• **Available data**:
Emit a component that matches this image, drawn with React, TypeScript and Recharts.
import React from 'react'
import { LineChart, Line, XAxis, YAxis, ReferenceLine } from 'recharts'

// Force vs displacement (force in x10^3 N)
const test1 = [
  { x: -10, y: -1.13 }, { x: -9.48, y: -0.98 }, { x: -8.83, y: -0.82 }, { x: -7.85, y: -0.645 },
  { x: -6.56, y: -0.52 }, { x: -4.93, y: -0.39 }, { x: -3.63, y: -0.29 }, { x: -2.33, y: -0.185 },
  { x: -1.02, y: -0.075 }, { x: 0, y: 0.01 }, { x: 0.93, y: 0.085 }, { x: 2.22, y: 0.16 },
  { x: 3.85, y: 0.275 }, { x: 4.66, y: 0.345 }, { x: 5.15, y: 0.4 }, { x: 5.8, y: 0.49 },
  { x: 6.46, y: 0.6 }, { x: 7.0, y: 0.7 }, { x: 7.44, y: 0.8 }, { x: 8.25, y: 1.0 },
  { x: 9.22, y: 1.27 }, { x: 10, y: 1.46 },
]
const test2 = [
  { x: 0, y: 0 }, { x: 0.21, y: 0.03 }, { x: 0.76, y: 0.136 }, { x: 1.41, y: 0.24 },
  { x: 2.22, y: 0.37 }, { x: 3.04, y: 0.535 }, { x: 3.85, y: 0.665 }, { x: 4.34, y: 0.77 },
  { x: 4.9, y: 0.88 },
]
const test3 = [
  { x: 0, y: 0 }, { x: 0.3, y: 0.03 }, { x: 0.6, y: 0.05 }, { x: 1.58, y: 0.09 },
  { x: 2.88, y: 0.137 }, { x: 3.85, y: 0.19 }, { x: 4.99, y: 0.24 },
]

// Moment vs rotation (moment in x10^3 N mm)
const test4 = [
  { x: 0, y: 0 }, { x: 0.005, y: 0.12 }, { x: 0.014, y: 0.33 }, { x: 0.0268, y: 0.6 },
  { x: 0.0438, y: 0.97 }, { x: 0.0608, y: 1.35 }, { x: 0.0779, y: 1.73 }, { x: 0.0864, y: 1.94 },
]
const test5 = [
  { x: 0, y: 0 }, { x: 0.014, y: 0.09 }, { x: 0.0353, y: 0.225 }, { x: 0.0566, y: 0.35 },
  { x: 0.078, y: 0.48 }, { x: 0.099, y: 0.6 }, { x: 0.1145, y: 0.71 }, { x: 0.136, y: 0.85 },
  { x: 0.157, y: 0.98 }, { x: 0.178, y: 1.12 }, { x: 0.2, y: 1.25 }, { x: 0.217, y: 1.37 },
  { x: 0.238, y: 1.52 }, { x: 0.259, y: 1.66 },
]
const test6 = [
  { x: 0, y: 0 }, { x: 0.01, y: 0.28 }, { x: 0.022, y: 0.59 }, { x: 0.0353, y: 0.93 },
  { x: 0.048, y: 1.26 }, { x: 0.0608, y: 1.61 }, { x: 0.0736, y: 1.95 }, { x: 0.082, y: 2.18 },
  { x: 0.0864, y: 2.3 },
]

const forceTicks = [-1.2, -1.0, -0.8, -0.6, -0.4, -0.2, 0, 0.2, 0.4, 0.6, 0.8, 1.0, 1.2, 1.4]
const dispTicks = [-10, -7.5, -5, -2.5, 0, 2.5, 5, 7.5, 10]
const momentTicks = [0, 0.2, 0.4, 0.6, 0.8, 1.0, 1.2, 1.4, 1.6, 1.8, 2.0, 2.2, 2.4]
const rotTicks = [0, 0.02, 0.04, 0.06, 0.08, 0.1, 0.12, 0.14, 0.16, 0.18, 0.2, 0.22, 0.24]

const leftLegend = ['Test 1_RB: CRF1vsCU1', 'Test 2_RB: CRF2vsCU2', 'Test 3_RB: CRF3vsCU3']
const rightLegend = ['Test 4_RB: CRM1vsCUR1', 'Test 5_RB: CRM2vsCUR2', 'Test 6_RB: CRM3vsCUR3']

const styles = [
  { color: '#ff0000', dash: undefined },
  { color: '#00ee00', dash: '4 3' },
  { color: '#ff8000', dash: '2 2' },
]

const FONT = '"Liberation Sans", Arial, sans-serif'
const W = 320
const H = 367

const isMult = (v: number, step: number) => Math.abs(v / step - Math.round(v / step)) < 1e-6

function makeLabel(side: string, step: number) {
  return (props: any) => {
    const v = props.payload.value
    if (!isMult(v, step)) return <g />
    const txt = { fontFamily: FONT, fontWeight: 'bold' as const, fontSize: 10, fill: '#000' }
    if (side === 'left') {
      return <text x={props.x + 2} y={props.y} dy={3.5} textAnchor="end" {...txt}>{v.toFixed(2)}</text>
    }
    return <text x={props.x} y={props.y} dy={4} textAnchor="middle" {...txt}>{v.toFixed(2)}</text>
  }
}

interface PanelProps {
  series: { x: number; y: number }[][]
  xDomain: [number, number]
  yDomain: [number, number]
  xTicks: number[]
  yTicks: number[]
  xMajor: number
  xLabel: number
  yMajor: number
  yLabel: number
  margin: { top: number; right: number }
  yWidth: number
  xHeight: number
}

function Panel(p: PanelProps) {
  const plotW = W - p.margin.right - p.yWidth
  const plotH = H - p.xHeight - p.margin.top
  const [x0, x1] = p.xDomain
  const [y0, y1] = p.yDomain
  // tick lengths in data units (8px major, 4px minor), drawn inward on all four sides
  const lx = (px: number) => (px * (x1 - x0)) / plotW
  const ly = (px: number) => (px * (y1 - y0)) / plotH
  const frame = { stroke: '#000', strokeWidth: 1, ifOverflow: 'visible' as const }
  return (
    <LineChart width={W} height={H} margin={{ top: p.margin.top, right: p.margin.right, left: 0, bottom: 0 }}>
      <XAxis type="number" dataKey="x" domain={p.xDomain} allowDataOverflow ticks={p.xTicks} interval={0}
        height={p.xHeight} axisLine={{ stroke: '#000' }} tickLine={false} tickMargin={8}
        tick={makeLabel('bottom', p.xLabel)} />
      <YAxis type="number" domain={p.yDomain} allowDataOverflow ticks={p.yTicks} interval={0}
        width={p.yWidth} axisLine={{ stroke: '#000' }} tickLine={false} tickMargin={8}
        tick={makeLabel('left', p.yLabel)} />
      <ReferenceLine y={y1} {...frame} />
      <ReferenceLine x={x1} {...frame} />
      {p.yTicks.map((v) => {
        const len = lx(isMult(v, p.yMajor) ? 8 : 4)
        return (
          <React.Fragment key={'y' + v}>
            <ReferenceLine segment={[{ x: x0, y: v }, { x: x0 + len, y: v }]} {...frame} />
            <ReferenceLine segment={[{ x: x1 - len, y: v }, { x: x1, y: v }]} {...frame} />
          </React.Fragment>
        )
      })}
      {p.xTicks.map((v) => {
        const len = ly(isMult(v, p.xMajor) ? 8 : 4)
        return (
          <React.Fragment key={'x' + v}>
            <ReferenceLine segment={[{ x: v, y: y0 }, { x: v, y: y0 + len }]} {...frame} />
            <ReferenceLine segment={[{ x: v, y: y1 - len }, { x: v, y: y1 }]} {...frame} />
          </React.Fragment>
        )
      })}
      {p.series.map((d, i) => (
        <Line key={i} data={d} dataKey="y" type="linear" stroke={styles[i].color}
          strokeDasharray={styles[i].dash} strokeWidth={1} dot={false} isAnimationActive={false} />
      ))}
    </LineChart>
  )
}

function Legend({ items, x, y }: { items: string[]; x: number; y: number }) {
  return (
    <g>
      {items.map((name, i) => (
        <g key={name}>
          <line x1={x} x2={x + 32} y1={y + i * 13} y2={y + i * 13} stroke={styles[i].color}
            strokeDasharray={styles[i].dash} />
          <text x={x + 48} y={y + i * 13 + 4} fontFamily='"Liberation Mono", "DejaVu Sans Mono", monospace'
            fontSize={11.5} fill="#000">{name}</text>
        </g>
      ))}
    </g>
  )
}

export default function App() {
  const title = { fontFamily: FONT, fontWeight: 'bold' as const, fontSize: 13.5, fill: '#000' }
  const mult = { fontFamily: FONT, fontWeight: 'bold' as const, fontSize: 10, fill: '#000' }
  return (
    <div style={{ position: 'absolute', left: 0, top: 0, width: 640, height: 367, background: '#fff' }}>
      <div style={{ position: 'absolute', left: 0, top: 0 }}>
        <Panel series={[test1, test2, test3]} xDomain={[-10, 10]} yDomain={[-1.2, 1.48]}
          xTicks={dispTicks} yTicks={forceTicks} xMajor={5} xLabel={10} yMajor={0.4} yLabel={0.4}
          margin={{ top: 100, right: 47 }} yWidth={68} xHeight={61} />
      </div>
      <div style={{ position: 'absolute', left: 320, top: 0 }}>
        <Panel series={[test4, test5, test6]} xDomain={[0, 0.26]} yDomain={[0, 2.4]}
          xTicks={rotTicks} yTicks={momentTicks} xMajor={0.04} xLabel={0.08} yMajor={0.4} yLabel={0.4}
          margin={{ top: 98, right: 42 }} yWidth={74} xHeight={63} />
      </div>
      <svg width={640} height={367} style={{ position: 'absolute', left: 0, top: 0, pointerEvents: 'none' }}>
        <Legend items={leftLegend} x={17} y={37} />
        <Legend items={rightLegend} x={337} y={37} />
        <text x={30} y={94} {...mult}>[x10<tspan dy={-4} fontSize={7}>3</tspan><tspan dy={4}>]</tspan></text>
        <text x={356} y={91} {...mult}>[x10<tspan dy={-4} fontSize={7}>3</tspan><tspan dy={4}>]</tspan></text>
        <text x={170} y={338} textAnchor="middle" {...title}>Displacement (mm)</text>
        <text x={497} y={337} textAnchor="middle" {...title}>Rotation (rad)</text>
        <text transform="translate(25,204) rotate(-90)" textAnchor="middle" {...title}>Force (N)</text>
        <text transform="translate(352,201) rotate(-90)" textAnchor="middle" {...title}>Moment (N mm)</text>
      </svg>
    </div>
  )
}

• **Exercise prompt**: Take the lines above from the first through the one containing "XAxis, YAxis, ReferenceLine" and reproduce them exactly; include nothing else.

• **Response to the task**:
Emit a component that matches this image, drawn with React, TypeScript and Recharts.
import React from 'react'
import { LineChart, Line, XAxis, YAxis, ReferenceLine } from 'recharts'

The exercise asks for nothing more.